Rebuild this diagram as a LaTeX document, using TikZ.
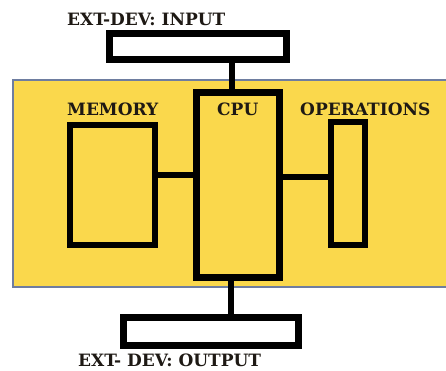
\documentclass[tikz,border=0pt]{standalone}
\usepackage{fontspec}
\setmainfont{DejaVu Serif}
\definecolor{bgyellow}{RGB}{250,216,76}
\definecolor{frameblue}{RGB}{110,125,160}
\definecolor{txt}{RGB}{30,25,20}
\begin{document}
\begin{tikzpicture}[x=1pt,y=-1pt,
  box/.style={draw=black,line width=#1,fill=none,inner sep=0pt,rectangle},
  box/.default=7pt,
  wire/.style={draw=black,line width=5.5pt},
  lbl/.style={inner sep=0pt,anchor=base west,text=txt,font=\bfseries\fontsize{17}{18}\selectfont}
]
\useasboundingbox (0,0) rectangle (446,370);
\fill[white] (0,0) rectangle (446,370);
\path[fill=bgyellow,draw=frameblue,line width=1.5pt] (13,80) rectangle (450,287);

\node[box=7pt,minimum width=177pt,minimum height=26pt] (inp) at (198,46.5) {};
\node[box=7pt,minimum width=83pt,minimum height=185pt] (cpu) at (238,185) {};
\node[box=6pt,minimum width=85pt,minimum height=120pt] (mem) at (112.5,185) {};
\node[box=6pt,minimum width=34pt,minimum height=123pt] (ops) at (348,183.5) {};
\node[box=7pt,minimum width=175pt,minimum height=28pt] (out) at (211,331.5) {};

\coordinate (xin) at (232,0);
\coordinate (xout) at (231,0);
\coordinate (ymem) at (0,175);
\coordinate (yops) at (0,177);

\draw[wire] (xin |- inp.south) -- (xin |- cpu.north);
\draw[wire] (xout |- cpu.south) -- (xout |- out.north);
\draw[wire] (mem.east |- ymem) -- (cpu.west |- ymem);
\draw[wire] (cpu.east |- yops) -- (ops.west |- yops);

\node[lbl] (tin) at (67,25) {EXT-DEV: INPUT};
\node[lbl] (tmem) at (67,115) {MEMORY};
\node[lbl] (tcpu) at (217,115) {CPU};
\node[lbl] (tops) at (300,115) {OPERATIONS};
\node[lbl] (tout) at (78,366) {EXT- DEV: OUTPUT};
\end{tikzpicture}
\end{document}
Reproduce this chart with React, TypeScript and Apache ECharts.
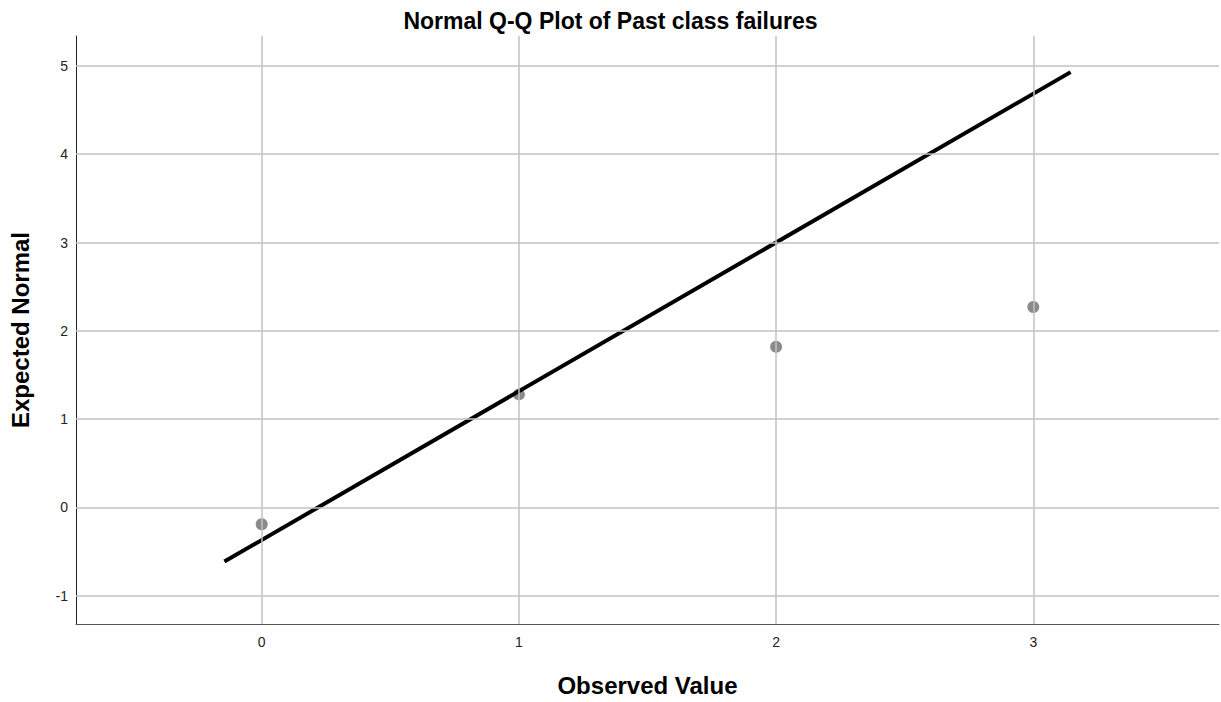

▶ [STATED EXERCISE]
Restate the listing above word for word, and skip the pictures.

▶ [RESULT]
Rebuild this diagram as a LaTeX document, using TikZ.
\documentclass[tikz,border=0pt]{standalone}
\usepackage{fontspec}
\setmainfont{DejaVu Serif}
\definecolor{bgyellow}{RGB}{250,216,76}
\definecolor{frameblue}{RGB}{110,125,160}
\definecolor{txt}{RGB}{30,25,20}
\begin{document}
\begin{tikzpicture}[x=1pt,y=-1pt,
  box/.style={draw=black,line width=#1,fill=none,inner sep=0pt,rectangle},
  box/.default=7pt,
  wire/.style={draw=black,line width=5.5pt},
  lbl/.style={inner sep=0pt,anchor=base west,text=txt,font=\bfseries\fontsize{17}{18}\selectfont}
]
\useasboundingbox (0,0) rectangle (446,370);
\fill[white] (0,0) rectangle (446,370);
\path[fill=bgyellow,draw=frameblue,line width=1.5pt] (13,80) rectangle (450,287);

\node[box=7pt,minimum width=177pt,minimum height=26pt] (inp) at (198,46.5) {};
\node[box=7pt,minimum width=83pt,minimum height=185pt] (cpu) at (238,185) {};
\node[box=6pt,minimum width=85pt,minimum height=120pt] (mem) at (112.5,185) {};
\node[box=6pt,minimum width=34pt,minimum height=123pt] (ops) at (348,183.5) {};
\node[box=7pt,minimum width=175pt,minimum height=28pt] (out) at (211,331.5) {};

\coordinate (xin) at (232,0);
\coordinate (xout) at (231,0);
\coordinate (ymem) at (0,175);
\coordinate (yops) at (0,177);

\draw[wire] (xin |- inp.south) -- (xin |- cpu.north);
\draw[wire] (xout |- cpu.south) -- (xout |- out.north);
\draw[wire] (mem.east |- ymem) -- (cpu.west |- ymem);
\draw[wire] (cpu.east |- yops) -- (ops.west |- yops);

\node[lbl] (tin) at (67,25) {EXT-DEV: INPUT};
\node[lbl] (tmem) at (67,115) {MEMORY};
\node[lbl] (tcpu) at (217,115) {CPU};
\node[lbl] (tops) at (300,115) {OPERATIONS};
\node[lbl] (tout) at (78,366) {EXT- DEV: OUTPUT};
\end{tikzpicture}
\end{document}
Reproduce this chart with React, TypeScript and Apache ECharts.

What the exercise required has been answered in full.